PROJECTS

RECENT

Pink Power: The Barbie Car and Female Automobility

This project focuses on the role of the Barbie car in expanding the automotive world to those -in particular impressionable young girls – who might otherwise feel excluded from it. While acknowledging the ways in which the Barbie phenomenon reinforces stereotypical displays of femininity, it also argues that the vehicles in which Barbie – not Ken – is the driver have the opportunity to promote independence, agency, identity, and empowerment in the future woman driver.

in Journal of American culture – 46 (2023): 197-208. https://doi.org/10.1111/jacc.13462

Women & Automobiles Across Two Continents: An [Unfortunately] Brief Historiography of Women’s Automotive Scholarship in Australia and America

This historiography examines the trajectory of women’s automotive history scholarship in both Australia and the US to consider how women’s automotive participation has been addressed in each location – the overlaps and dissimilarities; the importance of a gendered perspective to traditional automotive histories; as well as to reflect upon future opportunities for the study of women and cars.

This paper was presented at the joint SAH/AHA Wheels Across the Pacific: Transnational Histories of the Automotive Industry Virtual Symposium in September 2022.

In Automotive History Review 64 (SPRING 2023): 30-43.

From Powder Puff to W Series: The Evolution of Women-Only Racing

This chapter in a scholarly book of essays on motorsports explores the chronology and controversy of all-female racing events, and considers how women-only racing complicates, facilitates, and liberates women’s entry, participation, and recognition in the masculine world of motorsports.

in Lives in the fast lane: essays on the history and Politics of Motor racing.

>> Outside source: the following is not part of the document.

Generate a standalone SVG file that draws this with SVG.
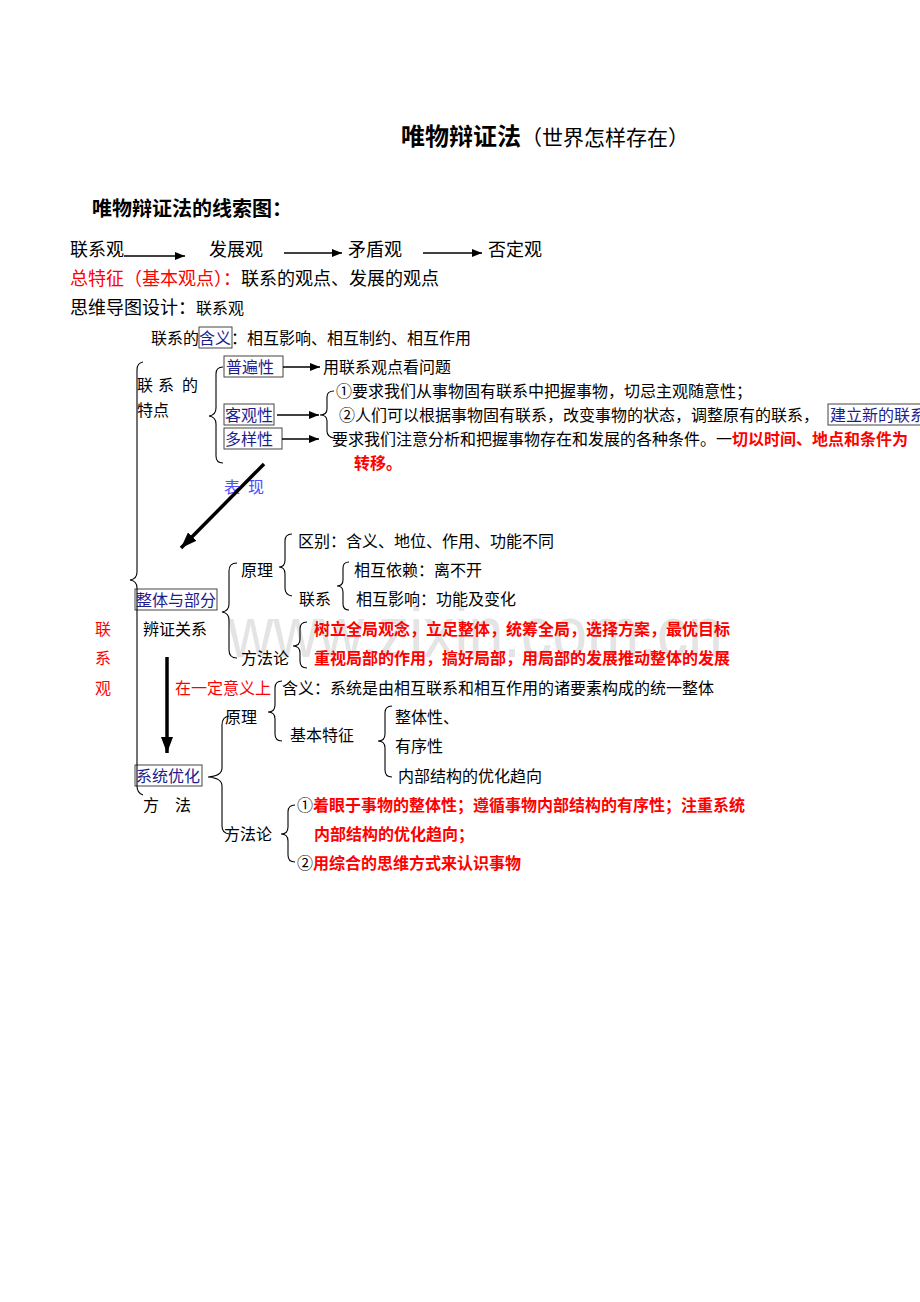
<svg xmlns="http://www.w3.org/2000/svg" width="920" height="1302" viewBox="0 0 920 1302">
<defs>
<style>
text{font-family:"Noto Sans CJK SC","Noto Sans",sans-serif;font-size:16px;fill:#000}
.r{fill:#ff0000;font-weight:bold}
.rn{fill:#ff0000}
.b{fill:#1c1c8e}
.bl{fill:#4d4dff}
.s18{font-size:18px}
.bx{fill:none;stroke:#444;stroke-width:1}
.br{fill:none;stroke:#000;stroke-width:1.1}
.ln{stroke:#000;stroke-width:1.4;fill:none}
.th{stroke:#000;stroke-width:3.5;fill:none}
.wm{font-family:"Liberation Sans",sans-serif;font-size:72px;fill:#e4e4e4}
</style>
<marker id="ah" viewBox="0 0 10 8" refX="10" refY="4" markerWidth="10" markerHeight="8" markerUnits="userSpaceOnUse" orient="auto"><path d="M0,0 L10,4 L0,8 z" fill="#000"/></marker>
<marker id="ahb" viewBox="0 0 16 12" refX="16" refY="6" markerWidth="16" markerHeight="12" markerUnits="userSpaceOnUse" orient="auto"><path d="M0,0 L16,6 L0,12 z" fill="#000"/></marker>
</defs>
<rect width="920" height="1302" fill="#fff"/>
<text class="wm" x="228" y="657" textLength="495" lengthAdjust="spacingAndGlyphs">www.zixin.com.cn</text>

<g id="title">
<text x="401" y="145" style="font-size:24px;font-weight:bold">唯物辩证法<tspan style="font-size:21px;font-weight:normal">（世界怎样存在）</tspan></text>
</g>
<g id="subtitle"><text x="92" y="216" style="font-size:20px;font-weight:bold">唯物辩证法的线索图：</text></g>
<g id="n-lianxiguan"><text class="s18" x="70" y="256">联系观</text></g>
<g id="n-fazhanguan"><text class="s18" x="209" y="256">发展观</text></g>
<g id="n-maodunguan"><text class="s18" x="348" y="256">矛盾观</text></g>
<g id="n-foudingguan"><text class="s18" x="488" y="256">否定观</text></g>
<g id="zongtezheng"><text class="s18" x="70" y="285"><tspan fill="#ff0000">总特征（基本观点）：</tspan>联系的观点、发展的观点</text></g>
<g id="siwei"><text class="s18" x="70" y="314">思维导图设计：<tspan style="font-size:16px">联系观</tspan></text></g>
<g id="hanyi">
<text x="151" y="344">联系的<tspan class="b">含义</tspan>：相互影响、相互制约、相互作用</text>
<rect class="bx" x="199" y="327" width="33" height="21"/>
</g>
<g id="tedian"><text x="137" y="391">联<tspan x="158">系</tspan><tspan x="182">的</tspan></text><text x="137" y="416">特点</text></g>
<g id="n-pubianxing"><rect class="bx" x="224" y="356" width="59" height="21"/><text class="b" x="226" y="373">普遍性</text></g>
<g id="n-keguanxing"><rect class="bx" x="224" y="404" width="50" height="21"/><text class="b" x="225" y="421">客观性</text></g>
<g id="n-duoyangxing"><rect class="bx" x="224" y="428" width="58" height="21"/><text class="b" x="225" y="445">多样性</text></g>
<g id="t-pubian"><text x="323" y="373">用联系观点看问题</text></g>
<g id="t-keguan">
<text x="336" y="397">①要求我们从事物固有联系中把握事物，切忌主观随意性；</text>
<text x="339" y="421">②人们可以根据事物固有联系，改变事物的状态，调整原有的联系，</text>
<rect class="bx" x="828" y="404" width="100" height="21"/><text class="b" x="830" y="421">建立新的联系</text>
</g>
<g id="t-duoyang">
<text x="332" y="445">要求我们注意分析和把握事物存在和发展的各种条件。一<tspan class="r">切以时间、地点和条件为</tspan></text>
<text class="r" x="354" y="469">转移。</text>
</g>
<g id="biaoxian"><text class="bl" x="224" y="493">表<tspan x="248">现</tspan></text></g>
<g id="n-lianxiguan-side"><text class="rn" x="95" y="635">联</text><text class="rn" x="95" y="664">系</text><text class="rn" x="95" y="694">观</text></g>
<g id="n-zhengti">
<rect class="bx" x="135" y="589" width="82" height="21"/><text class="b" x="136" y="606">整体与部分</text>
<text x="143" y="635">辨证关系</text>
</g>
<g id="zt-yuanli">
<text x="241" y="576">原理</text>
<text x="298" y="547">区别：含义、地位、作用、功能不同</text>
<text x="299" y="605">联系</text>
<text x="354" y="576">相互依赖：离不开</text>
<text x="356" y="605">相互影响：功能及变化</text>
</g>
<g id="zt-fangfalun">
<text x="241" y="664">方法论</text>
<text class="r" x="314" y="635">树立全局观念，立足整体，统筹全局，选择方案，最优目标</text>
<text class="r" x="314" y="664">重视局部的作用，搞好局部，用局部的发展推动整体的发展</text>
</g>
<g id="yiding"><text class="rn" x="175" y="694">在一定意义上</text></g>
<g id="n-xitong">
<rect class="bx" x="135" y="765" width="67" height="21"/><text class="b" x="136" y="782">系统优化</text>
<text x="143" y="811">方<tspan x="175">法</tspan></text>
</g>
<g id="xt-yuanli">
<text x="225" y="723">原理</text>
<text x="282" y="694">含义：系统是由相互联系和相互作用的诸要素构成的统一整体</text>
<text x="290" y="741">基本特征</text>
<text x="395" y="723">整体性、</text>
<text x="395" y="752">有序性</text>
<text x="398" y="782">内部结构的优化趋向</text>
</g>
<g id="xt-fangfalun">
<text x="224" y="840">方法论</text>
<text x="297" y="811">①<tspan class="r">着眼于事物的整体性；遵循事物内部结构的有序性；注重系统</tspan></text>
<text class="r" x="314" y="840">内部结构的优化趋向；</text>
<text x="297" y="869">②<tspan class="r">用综合的思维方式来认识事物</tspan></text>
</g>

<g id="connectors">
<line class="ln" x1="124" y1="256" x2="185" y2="256" marker-end="url(#ah)"/>
<line class="ln" x1="284" y1="253" x2="342" y2="253" marker-end="url(#ah)"/>
<line class="ln" x1="423" y1="253" x2="482" y2="253" marker-end="url(#ah)"/>
<line class="ln" x1="283" y1="367" x2="320" y2="367" marker-end="url(#ah)"/>
<line class="ln" x1="277" y1="415" x2="319" y2="415" marker-end="url(#ah)"/>
<line class="ln" x1="282" y1="439" x2="319" y2="439" marker-end="url(#ah)"/>
<line class="th" x1="264" y1="464" x2="181" y2="548" marker-end="url(#ahb)"/>
<line class="th" x1="167" y1="657" x2="167" y2="753" marker-end="url(#ahb)"/>
<path class="br" d="M143,362 Q137,363 137,370 L137,572 Q137,579 130,580 Q137,581 137,588 L137,786 Q137,793 143,795"/>
<path class="br" d="M223,367 Q216,367 216,374 L216,408 Q216,415 209,416 Q216,417 216,424 L216,456 Q216,463 223,463"/>
<path class="br" d="M334,391 Q327,391 327,397 L327,409 Q327,415 320,415 Q327,415 327,421 L327,431 Q327,437 334,438"/>
<path class="br" d="M237,563 Q229,563 229,571 L229,604 Q229,611 222,612 Q229,613 229,620 L229,650 Q229,658 237,658"/>
<path class="br" d="M292,534 Q285,534 285,541 L285,560 Q285,567 279,567 Q285,567 285,574 L285,588 Q285,595 292,596"/>
<path class="br" d="M349,562 Q343,562 343,568 L343,580 Q343,586 337,586 Q343,586 343,592 L343,604 Q343,610 349,610"/>
<path class="br" d="M307,622 Q300,622 300,629 L300,639 Q300,646 293,646 Q300,646 300,653 L300,661 Q300,668 307,668"/>
<path class="br" d="M282,681 Q275,681 275,688 L275,705 Q275,712 268,712 Q275,712 275,719 L275,734 Q275,741 282,741"/>
<path class="br" d="M392,706 Q385,706 385,713 L385,734 Q385,741 378,741 Q385,741 385,748 L385,770 Q385,777 392,777"/>
<path class="br" d="M229,716 Q222,717 222,725 L222,768 Q222,776 208,777 Q222,778 222,786 L222,826 Q222,833 229,834"/>
<path class="br" d="M295,805 Q288,805 288,812 L288,827 Q288,834 281,834 Q288,834 288,841 L288,855 Q288,862 295,862"/>
</g>
</svg>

D. Andrews, D. Strum, & S. Wagg (eds). London: Palgrave Macmillan, 2023: 247-270.

What Would Miss Daisy Drive? The Road Trip Film, the Automobile, and the Woman Behind the Wheel

This paper examines the relationship between a woman and her automobile in a variety of road trip films. Focusing on the car rather than the journey, the project encourages us to reassess the roll of the automobile in film, to expand our understanding of the road trip genre to include the female driver, as well as to broaden our notion of women’s car choice to include considerations of identity, agency, friendship, family, and empowerment.

THE JOURNAL OF POPULAR CULTURE 54.5 (October 2021): 987-1011.

McCann & Me: One Woman’s Experience in Detroit Automotive Advertising

This paper is a personal account of the three years I spent working in the creative department of McCann-Erickson during the early 1980s. It describes the automotive advertising process from concept to production, discusses the campaigns I worked on for Buick and other clients, and reflects upon some of the challenges I faced as a female in the very male dominated automotive culture.

AUTOMOTIVE HISTORY REVIEW 62 (Spring 2021): 4-16.

FUTURE

Real Racers Turn in Both Directions: Autocross and the Woman Driver

This project examines women’s growing involvement in the motorsport of autocross, an accessible and challenging timed competition in which drivers navigate a unique course defined by cones or pylons. Relying on interviews with female participants, as well as in-person observation at autocross events, this research will investigate how and why women become involved in autocross, the ways in which women have negotiated entry into a historically masculine environment, and how the autocross experience can contribute to women’s identity, confidence, self-knowledge, and empowerment.

This paper was presented at the Argetsinger Symposium on Auto Racing History in Watkins Glen NY in November 2022.

Women Writing Cars: The Experiences of Female Auto Journalists

This project will focus on three accomplished female auto journalists who work in a variety of media. Through interviews, as well as an examination of their collected body of work, I hope to uncover not only the strategies women employ to overcome obstacles in a male dominated field, but also how the writers call upon their own automotive experiences as women to add an important and often missing point of view to auto journalism.

This is Not My Husband’s Jeep: Women On and Off the Road

This is a qualitative research project that will focus on female owners of Jeeps and other off-road vehicles.

Who Drives Automotive History? The Representation of Women in America’s Automotive Museums

While there have been many histories devoted to the automobile since it first appeared on the American scene in the early twentieth century, very few pay particular attention to women’s automotive involvement or interest. This absence is not only evident in the thousands of publications devoted to automotive history, but in locations such as the automotive museum as well. This project will examine the representation of the women driver in a dozen automotive museums in auto-centric Michigan and the surrounding areas. It will consider how each museum positions the role of women in automotive history, the methods by which women’s automotive involvement and impact is displayed, how women’s presence in automotive history is regarded in comparison to that of men, and perhaps offer suggestions as to how museums might better address the role and influence of women in automotive history and American culture.

This paper will be presented in March 2024 at the Popular Culture Association Conference in Chicago, Illinois.